Так вот, оказывается, что все это — разные полезности! Потому что, когда мы вспоминаем, а что было, когда я потреблял кофе в последний раз, — это не то же самое ощущение, которое будет у меня, когда я буду пить кофе в этот раз. Потому что, как говорили древние греки, «все течет и все изменяется, и дважды в одну реку войти нельзя». Но мы, тем не менее, принимаем решение, основываясь на предыдущем опыте, конечно, предвкушая будущий опыт, конечно.
Что это означает с точки зрения того, как мы принимаем решение — это страшно интересный вопрос, из которого вытекает много приложений не только для теории принятия решений и для эмпирических исследований в этой области, но и для публичной политики, для социальной политики, проблем дискриминации в обществе и так далее.
Эти вопросы сейчас, на мой взгляд, сильно недоисследованы, и потенциал этих работ недоиспользован в экономике и общественных науках.
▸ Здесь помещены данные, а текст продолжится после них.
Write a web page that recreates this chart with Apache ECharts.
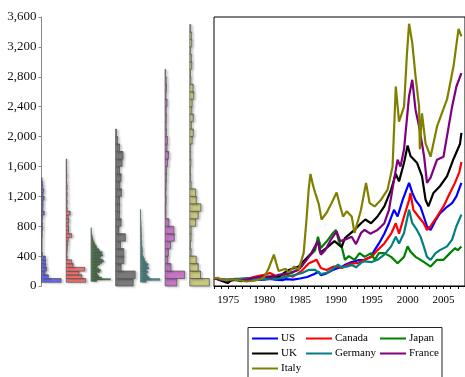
<!DOCTYPE html>
<html><head><meta charset="utf-8">
<script src="https://cdn.jsdelivr.net/npm/echarts@6/dist/echarts.min.js"></script>
<style>html,body{margin:0;padding:0;background:#fff}#c{width:465px;height:377px}</style>
</head><body><div id="c"></div>
<script>
// ---------- data ----------
const countries = ['US','Canada','Japan','UK','Germany','France','Italy'];
const lineColors = ['#0000ff','#ff0000','#008000','#000000','#008080','#800080','#808000'];
const histColors = ['#6b6bff','#ff7676','#4f8a4f','#7a7a7a','#4a9999','#c875c8','#c8c87e'];
const yTicks = [0,400,800,1200,1600,2000,2400,2800,3200,3600];
const xLabelYears = [1975,1980,1985,1990,1995,2000,2005];

// histogram bins: start value, bin width, relative frequencies
const usBinStart = 50, usBinWidth = 50;
const usFreq = [1.0,0.35,0.18,0.26,0.22,0.2,0.2,0.05,0.03,0.03,0.03,0.03,0.04,0.04,0.06,0.05,0.04,0.06,0.14,0.07,0.08,0.08,0.13,0.08,0.11,0.07,0.06,0.03];
const caBinStart = 50, caBinWidth = 50;
const caFreq = [1.0,0.8,0.65,0.95,0.35,0.28,0.05,0.04,0.05,0.06,0.08,0.1,0.28,0.12,0.12,0.1,0.13,0.1,0.2,0.05,0.04,0.05,0.04,0.05,0.04,0.05,0.04,0.03,0.04,0.03,0.03,0.02,0.02];
const jpBinStart = 60, jpBinWidth = 20;
const jpFreq = [0.3,1.0,0.55,0.4,0.35,0.3,0.45,0.5,0.4,0.3,0.35,0.45,0.55,0.65,0.6,0.45,0.5,0.6,0.55,0.58,0.45,0.4,0.3,0.28,0.22,0.18,0.15,0.12,0.1,0.08,0.07,0.05,0.04,0.03,0.02,0.02];
const ukBinStart = 0, ukBinWidth = 100;
const ukFreq = [0.9,1.0,0.28,0.42,0.42,0.25,0.5,0.17,0.28,0.2,0.2,0.2,0.3,0.22,0.28,0.2,0.33,0.38,0.2,0.1,0.05];
const deBinStart = 50, deBinWidth = 25;
const deFreq = [0.3,1.0,0.45,0.35,0.3,0.38,0.3,0.42,0.35,0.4,0.3,0.22,0.2,0.15,0.12,0.1,0.12,0.1,0.1,0.08,0.07,0.08,0.07,0.06,0.07,0.06,0.06,0.05,0.05,0.05,0.04,0.04,0.04,0.03,0.03,0.03,0.02,0.02,0.01];
const frBinStart = 0, frBinWidth = 100;
const frFreq = [0.6,1.0,0.3,0.14,0.17,0.28,0.47,0.45,0.2,0.05,0.05,0.06,0.05,0.06,0.07,0.08,0.13,0.18,0.1,0.12,0.07,0.06,0.07,0.06,0.1,0.05,0.07,0.06,0.03];
const itBinStart = 0, itBinWidth = 100;
const itFreq = [1.0,0.55,0.43,0.33,0.07,0.04,0.07,0.07,0.3,0.43,0.57,0.33,0.3,0.07,0.05,0.04,0.06,0.05,0.05,0.12,0.18,0.08,0.18,0.1,0.12,0.2,0.17,0.06,0.04,0.1,0.08,0.05,0.1,0.08,0.05];

// index series [year, value]
const usSeries = [[1973,100],[1973.5,95],[1974,85],[1974.7,62],[1975,70],[1975.5,80],[1976,85],[1977,80],[1978,75],[1979,80],[1980,85],[1980.9,95],[1981.5,85],[1982.5,78],[1983,92],[1984,85],[1985,100],[1986,120],[1987,160],[1987.6,190],[1987.9,145],[1988.5,160],[1989.5,210],[1990,230],[1990.7,250],[1991.2,280],[1992.2,320],[1993.1,345],[1994,350],[1994.9,390],[1995.4,480],[1996,570],[1996.75,700],[1997.4,840],[1998.1,1020],[1998.6,930],[1999.3,1150],[2000,1330],[2000.2,1380],[2000.65,1250],[2001.1,1150],[2001.8,1060],[2002.25,930],[2002.7,800],[2003.2,750],[2003.9,880],[2004.5,970],[2005.5,1060],[2006.2,1110],[2006.8,1200],[2007.5,1380]];
const caSeries = [[1973,100],[1974,90],[1974.8,78],[1975.5,88],[1976.5,92],[1978,105],[1979,130],[1980,150],[1980.8,175],[1981.5,140],[1982.5,110],[1983.5,140],[1984,125],[1985.2,200],[1986.2,300],[1987.3,350],[1987.9,240],[1988.7,215],[1989.7,260],[1990.3,260],[1990.8,240],[1991.5,280],[1992.2,300],[1993.1,310],[1994,350],[1995,390],[1995.8,480],[1996.75,570],[1997.7,700],[1998.35,840],[1998.8,700],[1999.5,930],[2000.2,1150],[2000.4,1245],[2000.8,1020],[2001.5,930],[2002.25,840],[2002.7,750],[2003.2,800],[2004.1,930],[2005,1065],[2005.9,1245],[2006.6,1380],[2007.2,1520],[2007.5,1660]];
const jpSeries = [[1973,100],[1974.8,82],[1976,90],[1978,100],[1980,110],[1982,130],[1983.9,175],[1985.2,260],[1986.2,390],[1987.1,480],[1987.5,660],[1987.9,510],[1988.7,595],[1989.6,710],[1990,750],[1990.4,600],[1990.8,530],[1991.25,350],[1991.8,400],[1992.6,350],[1993.3,440],[1994,390],[1994.9,440],[1995.4,350],[1996,440],[1996.75,440],[1997.7,390],[1998.6,305],[1999.5,390],[2000,530],[2000.4,460],[2001.1,390],[2001.8,350],[2002.5,305],[2003.2,260],[2004.1,350],[2005,350],[2005.9,440],[2006.6,505],[2007,480],[2007.5,530]];
const ukSeries = [[1973,100],[1973.5,90],[1974,70],[1974.9,40],[1975.3,70],[1976,80],[1976.8,65],[1977.5,95],[1978.5,100],[1979.5,120],[1980.5,125],[1981.5,130],[1982,125],[1983.4,215],[1984.8,260],[1985.7,350],[1986.6,440],[1987.5,600],[1987.8,445],[1988.7,510],[1989.8,600],[1990.3,560],[1990.8,520],[1991.25,640],[1992.6,750],[1993.5,840],[1994.1,890],[1994.9,840],[1995.8,930],[1996.75,1065],[1997.7,1290],[1998.35,1500],[1998.8,1400],[1999.5,1650],[2000,1880],[2000.4,1740],[2001.3,1650],[2002,1470],[2002.5,1155],[2002.9,1065],[2003.6,1245],[2004.5,1335],[2005.5,1470],[2006.4,1700],[2007.3,1900],[2007.5,2050]];
const deSeries = [[1973,100],[1974.8,85],[1976,95],[1978,100],[1980,95],[1982,100],[1983.5,130],[1985.2,170],[1986.2,215],[1987.1,215],[1987.9,160],[1988.7,175],[1989.4,215],[1990.3,285],[1990.8,250],[1991.5,260],[1992.2,280],[1992.8,250],[1993.5,310],[1994,330],[1995,320],[1995.8,350],[1996.75,420],[1997.7,530],[1998.35,660],[1998.8,570],[1999.5,710],[2000,930],[2000.2,1020],[2000.65,840],[2001.3,750],[2001.8,660],[2002.25,530],[2002.7,390],[2003.2,350],[2003.9,440],[2004.5,480],[2005.5,530],[2006.2,620],[2006.8,800],[2007.5,955]];
const frSeries = [[1973,100],[1974,80],[1974.9,70],[1975.5,90],[1976.5,80],[1977.5,85],[1978.5,110],[1979.7,125],[1981,110],[1982,150],[1983.4,170],[1984.8,215],[1985.9,350],[1986.6,440],[1987.5,600],[1987.9,420],[1988.5,480],[1989.3,620],[1990.1,730],[1990.6,600],[1991.25,620],[1992.2,660],[1992.8,560],[1993.5,710],[1994,750],[1994.8,700],[1995.8,750],[1996.75,840],[1997.4,1020],[1998.1,1420],[1998.6,1690],[1999,1600],[1999.5,1830],[2000.2,2540],[2000.65,2760],[2001.1,2360],[2001.6,2135],[2002,1910],[2002.3,1730],[2002.7,1380],[2003.2,1450],[2004.1,1690],[2005,1730],[2006.2,2400],[2006.8,2670],[2007.5,2850]];
const itSeries = [[1973,100],[1973.5,110],[1974,90],[1974.8,75],[1975.5,90],[1976.5,75],[1977.5,60],[1978.5,70],[1979.5,90],[1980,120],[1980.6,230],[1981.35,420],[1981.7,300],[1982,200],[1983,230],[1983.4,180],[1984.2,260],[1984.8,220],[1985.5,440],[1985.9,890],[1986.2,1290],[1986.45,1500],[1986.8,1350],[1987.1,1250],[1987.6,1100],[1988,890],[1988.7,980],[1989.4,1110],[1990.1,1250],[1990.5,1100],[1991,930],[1991.5,1000],[1992.2,930],[1992.6,710],[1993.5,1020],[1994.2,1380],[1994.7,1110],[1995.4,1065],[1996.3,1155],[1997.2,1290],[1997.9,1600],[1998.35,2670],[1998.8,2200],[1999.5,2400],[1999.9,3100],[2000.2,3510],[2000.65,3250],[2001.1,2810],[2001.6,2400],[2001.7,1830],[2002,2310],[2002.5,1910],[2003.2,1730],[2004.1,2135],[2005.5,2500],[2006.4,2940],[2007.1,3440],[2007.5,3340]];

// ---------- build ----------
const hists = [
  [usBinStart,usBinWidth,usFreq],[caBinStart,caBinWidth,caFreq],[jpBinStart,jpBinWidth,jpFreq],
  [ukBinStart,ukBinWidth,ukFreq],[deBinStart,deBinWidth,deFreq],[frBinStart,frBinWidth,frFreq],
  [itBinStart,itBinWidth,itFreq]
];
const lineData = [usSeries,caSeries,jpSeries,ukSeries,deSeries,frSeries,itSeries];
const BAR_SCALE = 0.79;
const FONT = 'Liberation Serif';

function fmtThousands(v){
  if (v >= 1000) return Math.floor(v/1000) + ',' + String(v % 1000).padStart(3,'0');
  return String(v);
}

const series = [];
hists.forEach((h, slot) => {
  const [start, w, freq] = h;
  const data = freq.map((f, i) => [slot, start + i*w, start + (i+1)*w, f]);
  const color = histColors[slot];
  const thin = w < 50;
  series.push({
    type: 'custom', xAxisIndex: 0, yAxisIndex: 0, clip: false, silent: true,
    encode: { x: 0, y: [1,2] },
    data,
    renderItem: function(params, api){
      const s = api.value(0), lo = api.value(1), hi = api.value(2), f = api.value(3);
      const p0 = api.coord([s, lo]);
      const p1 = api.coord([s + f*BAR_SCALE, hi]);
      return {
        type: 'rect',
        shape: { x: p0[0], y: p1[1], width: Math.max(p1[0]-p0[0], 0.5), height: p0[1]-p1[1] },
        style: { fill: color, stroke: '#5a5a5a', lineWidth: thin ? 0.45 : 0.8,
                 shadowBlur: 2, shadowColor: 'rgba(0,0,0,0.18)', shadowOffsetX: 2, shadowOffsetY: 1 }
      };
    }
  });
});
lineData.forEach((d, i) => {
  series.push({
    name: countries[i], type: 'line', xAxisIndex: 1, yAxisIndex: 1,
    data: d, showSymbol: false, symbol: 'none',
    lineStyle: { color: lineColors[i], width: 2.2 }, itemStyle: { color: lineColors[i] }
  });
});

const legendPos = [
  [252, 333],[306, 333],[380, 333],
  [252, 348],[306, 348],[380, 348],
  [252, 363]
];
const legends = countries.map((c, i) => ({
  data: [c], left: legendPos[i][0], top: legendPos[i][1], padding: 0,
  icon: 'rect', itemWidth: 26, itemHeight: 2, selectedMode: false,
  textStyle: { fontFamily: FONT, fontSize: 11, color: '#000', padding: [0,0,0,-2] }
}));

const option = {
  animation: false,
  backgroundColor: '#fff',
  grid: [
    { left: 41.5, top: 17, width: 173, height: 269, show: false },
    { left: 214, top: 17, width: 254.5, height: 269, show: true, borderColor: '#000', borderWidth: 1, backgroundColor: 'transparent' }
  ],
  xAxis: [
    { gridIndex: 0, type: 'value', min: 0, max: 7, show: false },
    { gridIndex: 1, type: 'value', min: 1973, max: 2008, interval: 1,
      axisLine: { show: true, lineStyle: { color: '#000', width: 1 } },
      axisTick: { show: true, inside: false, length: 3, lineStyle: { color: '#000' } },
      axisLabel: { fontFamily: FONT, fontSize: 11, color: '#000', margin: 9, showMaxLabel: false,
                   formatter: v => xLabelYears.indexOf(v) >= 0 ? String(v) : '' },
      splitLine: { show: false } }
  ],
  yAxis: [
    { gridIndex: 0, type: 'value', min: yTicks[0], max: yTicks[yTicks.length-1], interval: 400,
      axisLine: { show: true, lineStyle: { color: '#8a8a8a', width: 1 } },
      axisTick: { show: true, inside: false, length: 3, lineStyle: { color: '#8a8a8a' } },
      axisLabel: { fontFamily: FONT, fontSize: 13, color: '#111', margin: 5, formatter: fmtThousands },
      splitLine: { show: false } },
    { gridIndex: 1, type: 'value', min: 0, max: 3600, show: false }
  ],
  legend: legends,
  graphic: [
    { type: 'rect', shape: { x: 248, y: 327.5, width: 194, height: 60 },
      style: { fill: 'none', stroke: '#222', lineWidth: 1 }, silent: true }
  ],
  series
};
const chart = echarts.init(document.getElementById('c'), null, { renderer: 'canvas' });
chart.setOption(option);
</script></body></html>
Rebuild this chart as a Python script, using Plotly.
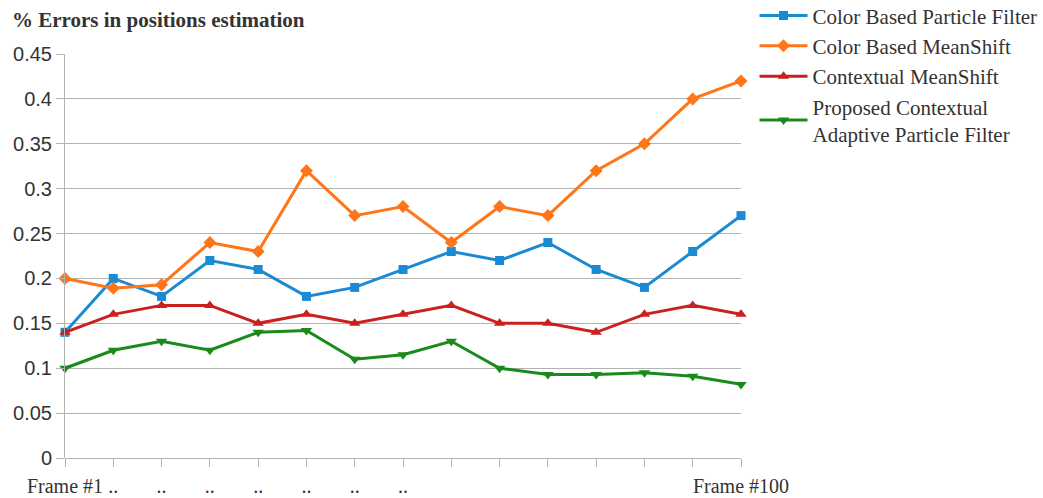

И еще раз не могу не отметить, что эти работы Канеман делал, в основном, уже после того, как получил Нобелевскую премию, то есть уже был сильно не молодым человеком. Такое научное долголетие вызывает только уважение.
Канеман читал лекцию имени Канемана
Канеман - учёный, который был признан при жизни, и помимо Нобелевской премии, получил множество наград. У наших коллег из Международной ассоциации исследователей экономической психологии на ежегодных конференциях уже много лет читается почетная лекции имени Даниэля Канемана. И однажды — на конференции 2006 году., которая проходила в Париже, городе его детства, лекцию Даниэля Канемана прочёл сам Даниэль Канеман. Звучит немного смешно, но тем не менее, это, безусловно, знак большого уважения к ученому и свидетельство того, что он был признан классиком при жизни.
Для всех, кто занимается исследованием поведения, — психологов, экономистов и не только — он был авторитетом номер один. Его научные результаты, его человеческая мудрость, его личный вклад в строительство мостов между разными областями научного знания достойны и уважения, и восхищения. А его богатое научное наследие — которое, несомненно, будет и развиваться, и опровергаться, — в любом случае, будет питать исследователей в нашей области долгие-долгие годы.
Rest in Peace, профессор Канеман. Thank you very much.